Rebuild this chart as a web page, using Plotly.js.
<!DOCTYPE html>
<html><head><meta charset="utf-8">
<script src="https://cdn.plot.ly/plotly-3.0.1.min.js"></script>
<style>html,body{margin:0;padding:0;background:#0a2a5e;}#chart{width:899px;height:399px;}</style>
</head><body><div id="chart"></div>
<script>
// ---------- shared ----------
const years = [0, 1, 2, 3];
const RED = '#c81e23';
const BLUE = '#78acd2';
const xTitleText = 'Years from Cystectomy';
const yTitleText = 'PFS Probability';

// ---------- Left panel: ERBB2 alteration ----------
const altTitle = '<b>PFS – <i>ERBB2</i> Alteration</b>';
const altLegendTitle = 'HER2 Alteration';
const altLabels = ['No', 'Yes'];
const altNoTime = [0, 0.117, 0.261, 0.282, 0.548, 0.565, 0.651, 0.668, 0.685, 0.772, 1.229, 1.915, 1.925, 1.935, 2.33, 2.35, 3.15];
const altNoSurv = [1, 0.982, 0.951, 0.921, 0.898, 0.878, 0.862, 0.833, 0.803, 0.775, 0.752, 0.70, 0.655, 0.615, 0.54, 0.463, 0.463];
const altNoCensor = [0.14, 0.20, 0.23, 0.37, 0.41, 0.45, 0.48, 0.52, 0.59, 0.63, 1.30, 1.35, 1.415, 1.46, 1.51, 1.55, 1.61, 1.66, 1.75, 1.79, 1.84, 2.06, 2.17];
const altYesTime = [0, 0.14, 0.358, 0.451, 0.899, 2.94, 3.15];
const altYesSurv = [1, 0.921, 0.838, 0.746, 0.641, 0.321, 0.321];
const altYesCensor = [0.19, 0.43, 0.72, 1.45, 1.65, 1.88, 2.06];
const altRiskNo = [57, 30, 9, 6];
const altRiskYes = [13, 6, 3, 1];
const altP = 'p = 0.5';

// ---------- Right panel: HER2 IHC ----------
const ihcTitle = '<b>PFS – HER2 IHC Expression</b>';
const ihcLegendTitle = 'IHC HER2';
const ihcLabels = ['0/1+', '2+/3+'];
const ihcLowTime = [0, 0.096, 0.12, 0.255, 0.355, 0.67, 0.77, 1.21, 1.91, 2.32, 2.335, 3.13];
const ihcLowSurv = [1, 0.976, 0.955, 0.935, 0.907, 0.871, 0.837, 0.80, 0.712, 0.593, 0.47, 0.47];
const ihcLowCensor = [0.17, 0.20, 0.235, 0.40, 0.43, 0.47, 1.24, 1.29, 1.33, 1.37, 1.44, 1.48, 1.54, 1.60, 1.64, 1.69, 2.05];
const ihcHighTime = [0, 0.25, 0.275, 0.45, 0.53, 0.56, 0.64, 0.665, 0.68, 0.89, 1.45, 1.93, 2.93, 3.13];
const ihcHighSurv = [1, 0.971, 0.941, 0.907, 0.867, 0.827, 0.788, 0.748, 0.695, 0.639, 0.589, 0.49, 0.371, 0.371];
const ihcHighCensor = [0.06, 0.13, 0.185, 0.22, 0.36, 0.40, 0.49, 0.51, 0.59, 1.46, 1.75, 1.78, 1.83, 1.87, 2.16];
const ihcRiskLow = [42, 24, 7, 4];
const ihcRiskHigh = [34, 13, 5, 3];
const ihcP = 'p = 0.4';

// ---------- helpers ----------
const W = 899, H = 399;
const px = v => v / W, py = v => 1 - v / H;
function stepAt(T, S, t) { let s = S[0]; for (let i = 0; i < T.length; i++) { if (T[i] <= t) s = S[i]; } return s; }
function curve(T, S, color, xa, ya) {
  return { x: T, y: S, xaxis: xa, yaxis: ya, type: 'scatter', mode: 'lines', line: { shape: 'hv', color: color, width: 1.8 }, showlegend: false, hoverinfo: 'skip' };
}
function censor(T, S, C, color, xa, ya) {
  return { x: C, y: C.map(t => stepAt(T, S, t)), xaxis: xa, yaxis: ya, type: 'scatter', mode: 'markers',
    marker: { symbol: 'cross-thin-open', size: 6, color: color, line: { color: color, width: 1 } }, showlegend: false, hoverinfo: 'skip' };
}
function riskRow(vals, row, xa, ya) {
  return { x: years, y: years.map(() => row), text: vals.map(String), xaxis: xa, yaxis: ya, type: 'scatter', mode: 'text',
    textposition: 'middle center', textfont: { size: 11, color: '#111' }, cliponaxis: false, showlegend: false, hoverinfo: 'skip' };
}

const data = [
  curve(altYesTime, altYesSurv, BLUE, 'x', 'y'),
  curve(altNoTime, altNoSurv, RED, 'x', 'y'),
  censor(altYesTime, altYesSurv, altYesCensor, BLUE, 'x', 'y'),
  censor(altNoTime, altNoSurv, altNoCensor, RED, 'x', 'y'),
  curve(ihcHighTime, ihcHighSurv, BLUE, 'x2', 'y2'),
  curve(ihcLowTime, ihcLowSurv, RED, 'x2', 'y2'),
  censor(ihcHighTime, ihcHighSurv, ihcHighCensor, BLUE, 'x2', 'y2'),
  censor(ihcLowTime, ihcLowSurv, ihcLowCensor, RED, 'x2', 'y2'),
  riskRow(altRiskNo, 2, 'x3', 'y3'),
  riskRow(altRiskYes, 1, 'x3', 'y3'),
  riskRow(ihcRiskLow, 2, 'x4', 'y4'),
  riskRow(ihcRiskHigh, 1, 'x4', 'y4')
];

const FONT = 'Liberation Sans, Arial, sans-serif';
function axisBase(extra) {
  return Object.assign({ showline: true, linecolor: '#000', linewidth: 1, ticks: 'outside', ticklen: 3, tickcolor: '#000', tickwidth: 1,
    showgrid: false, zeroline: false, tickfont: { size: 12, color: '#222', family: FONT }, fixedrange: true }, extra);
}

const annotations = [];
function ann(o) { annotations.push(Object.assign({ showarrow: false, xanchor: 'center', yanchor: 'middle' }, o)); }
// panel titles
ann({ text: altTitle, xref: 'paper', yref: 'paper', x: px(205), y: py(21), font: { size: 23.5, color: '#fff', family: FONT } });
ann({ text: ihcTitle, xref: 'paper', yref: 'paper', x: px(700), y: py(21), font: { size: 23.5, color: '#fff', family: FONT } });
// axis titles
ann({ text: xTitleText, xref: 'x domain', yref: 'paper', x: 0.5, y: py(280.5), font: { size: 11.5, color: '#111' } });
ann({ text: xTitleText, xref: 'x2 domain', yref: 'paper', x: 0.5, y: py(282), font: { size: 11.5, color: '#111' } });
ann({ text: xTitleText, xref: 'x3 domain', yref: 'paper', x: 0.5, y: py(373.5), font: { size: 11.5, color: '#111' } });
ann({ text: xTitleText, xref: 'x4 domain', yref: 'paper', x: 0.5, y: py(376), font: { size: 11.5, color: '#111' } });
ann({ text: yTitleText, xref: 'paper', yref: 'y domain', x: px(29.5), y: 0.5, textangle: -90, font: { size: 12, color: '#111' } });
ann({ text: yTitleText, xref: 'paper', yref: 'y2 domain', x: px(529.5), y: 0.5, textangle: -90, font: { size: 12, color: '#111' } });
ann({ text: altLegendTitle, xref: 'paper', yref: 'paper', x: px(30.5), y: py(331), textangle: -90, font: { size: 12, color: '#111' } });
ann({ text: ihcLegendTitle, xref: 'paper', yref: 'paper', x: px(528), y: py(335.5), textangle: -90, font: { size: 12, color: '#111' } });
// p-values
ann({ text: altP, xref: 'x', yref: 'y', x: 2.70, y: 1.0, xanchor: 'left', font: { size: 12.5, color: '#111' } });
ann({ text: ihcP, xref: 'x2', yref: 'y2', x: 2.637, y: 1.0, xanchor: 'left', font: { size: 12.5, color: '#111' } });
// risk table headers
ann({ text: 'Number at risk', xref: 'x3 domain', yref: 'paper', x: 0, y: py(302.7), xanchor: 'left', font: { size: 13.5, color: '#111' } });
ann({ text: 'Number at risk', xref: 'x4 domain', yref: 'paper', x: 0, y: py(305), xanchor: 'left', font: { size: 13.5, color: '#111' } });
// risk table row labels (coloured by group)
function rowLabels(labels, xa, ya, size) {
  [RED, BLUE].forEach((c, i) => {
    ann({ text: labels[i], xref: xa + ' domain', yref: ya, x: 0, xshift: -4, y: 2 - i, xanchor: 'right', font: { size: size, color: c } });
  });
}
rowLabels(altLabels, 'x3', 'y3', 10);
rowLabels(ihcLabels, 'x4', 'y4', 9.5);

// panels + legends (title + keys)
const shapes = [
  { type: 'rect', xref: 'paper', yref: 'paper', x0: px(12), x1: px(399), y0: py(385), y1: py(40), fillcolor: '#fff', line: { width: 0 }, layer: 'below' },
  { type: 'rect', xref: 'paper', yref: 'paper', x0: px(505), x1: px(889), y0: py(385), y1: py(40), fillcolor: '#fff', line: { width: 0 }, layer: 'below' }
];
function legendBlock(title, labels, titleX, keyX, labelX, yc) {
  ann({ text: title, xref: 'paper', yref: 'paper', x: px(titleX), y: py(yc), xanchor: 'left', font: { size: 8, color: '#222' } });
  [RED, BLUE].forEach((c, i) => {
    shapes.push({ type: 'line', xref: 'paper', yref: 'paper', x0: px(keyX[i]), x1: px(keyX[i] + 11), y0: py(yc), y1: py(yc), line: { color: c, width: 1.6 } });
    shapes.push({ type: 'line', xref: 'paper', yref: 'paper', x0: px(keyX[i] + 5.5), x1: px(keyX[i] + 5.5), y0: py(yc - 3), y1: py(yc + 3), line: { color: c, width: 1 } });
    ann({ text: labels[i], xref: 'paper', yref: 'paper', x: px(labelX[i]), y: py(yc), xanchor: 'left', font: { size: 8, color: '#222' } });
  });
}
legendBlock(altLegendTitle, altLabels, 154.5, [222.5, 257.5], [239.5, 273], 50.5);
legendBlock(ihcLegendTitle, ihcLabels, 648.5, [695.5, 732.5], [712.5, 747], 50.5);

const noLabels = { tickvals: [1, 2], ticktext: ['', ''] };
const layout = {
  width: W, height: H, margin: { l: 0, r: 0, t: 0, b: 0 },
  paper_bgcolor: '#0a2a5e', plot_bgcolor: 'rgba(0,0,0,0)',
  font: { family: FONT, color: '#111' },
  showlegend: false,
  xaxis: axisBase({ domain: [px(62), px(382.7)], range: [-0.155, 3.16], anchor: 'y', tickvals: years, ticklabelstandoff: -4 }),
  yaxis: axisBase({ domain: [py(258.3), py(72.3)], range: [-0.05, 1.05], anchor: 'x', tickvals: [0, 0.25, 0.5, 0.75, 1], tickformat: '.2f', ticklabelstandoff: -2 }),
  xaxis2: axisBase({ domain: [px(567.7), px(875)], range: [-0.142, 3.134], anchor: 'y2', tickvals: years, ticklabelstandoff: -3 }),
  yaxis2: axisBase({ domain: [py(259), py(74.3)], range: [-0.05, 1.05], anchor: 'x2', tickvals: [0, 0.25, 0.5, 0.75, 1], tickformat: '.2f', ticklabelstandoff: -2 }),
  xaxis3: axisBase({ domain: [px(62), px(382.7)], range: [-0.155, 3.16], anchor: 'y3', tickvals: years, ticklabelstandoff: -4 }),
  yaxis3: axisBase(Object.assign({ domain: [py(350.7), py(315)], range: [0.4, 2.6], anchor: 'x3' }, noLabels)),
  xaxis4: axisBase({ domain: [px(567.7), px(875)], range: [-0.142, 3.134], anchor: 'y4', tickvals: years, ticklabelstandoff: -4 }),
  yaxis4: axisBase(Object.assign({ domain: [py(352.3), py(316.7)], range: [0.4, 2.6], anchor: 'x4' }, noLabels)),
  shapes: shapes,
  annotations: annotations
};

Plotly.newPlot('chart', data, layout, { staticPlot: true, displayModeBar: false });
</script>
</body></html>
....
▶ _AIM OF THE EXERCISE_
Only the lines from the start of the data to the line holding "const altP = 'p = 0.5';" are wanted; return them exactly, both ends included.

▶ _CORRECT OUTPUT_
Rebuild this chart as a web page, using Plotly.js.
<!DOCTYPE html>
<html><head><meta charset="utf-8">
<script src="https://cdn.plot.ly/plotly-3.0.1.min.js"></script>
<style>html,body{margin:0;padding:0;background:#0a2a5e;}#chart{width:899px;height:399px;}</style>
</head><body><div id="chart"></div>
<script>
// ---------- shared ----------
const years = [0, 1, 2, 3];
const RED = '#c81e23';
const BLUE = '#78acd2';
const xTitleText = 'Years from Cystectomy';
const yTitleText = 'PFS Probability';

// ---------- Left panel: ERBB2 alteration ----------
const altTitle = '<b>PFS – <i>ERBB2</i> Alteration</b>';
const altLegendTitle = 'HER2 Alteration';
const altLabels = ['No', 'Yes'];
const altNoTime = [0, 0.117, 0.261, 0.282, 0.548, 0.565, 0.651, 0.668, 0.685, 0.772, 1.229, 1.915, 1.925, 1.935, 2.33, 2.35, 3.15];
const altNoSurv = [1, 0.982, 0.951, 0.921, 0.898, 0.878, 0.862, 0.833, 0.803, 0.775, 0.752, 0.70, 0.655, 0.615, 0.54, 0.463, 0.463];
const altNoCensor = [0.14, 0.20, 0.23, 0.37, 0.41, 0.45, 0.48, 0.52, 0.59, 0.63, 1.30, 1.35, 1.415, 1.46, 1.51, 1.55, 1.61, 1.66, 1.75, 1.79, 1.84, 2.06, 2.17];
const altYesTime = [0, 0.14, 0.358, 0.451, 0.899, 2.94, 3.15];
const altYesSurv = [1, 0.921, 0.838, 0.746, 0.641, 0.321, 0.321];
const altYesCensor = [0.19, 0.43, 0.72, 1.45, 1.65, 1.88, 2.06];
const altRiskNo = [57, 30, 9, 6];
const altRiskYes = [13, 6, 3, 1];
const altP = 'p = 0.5';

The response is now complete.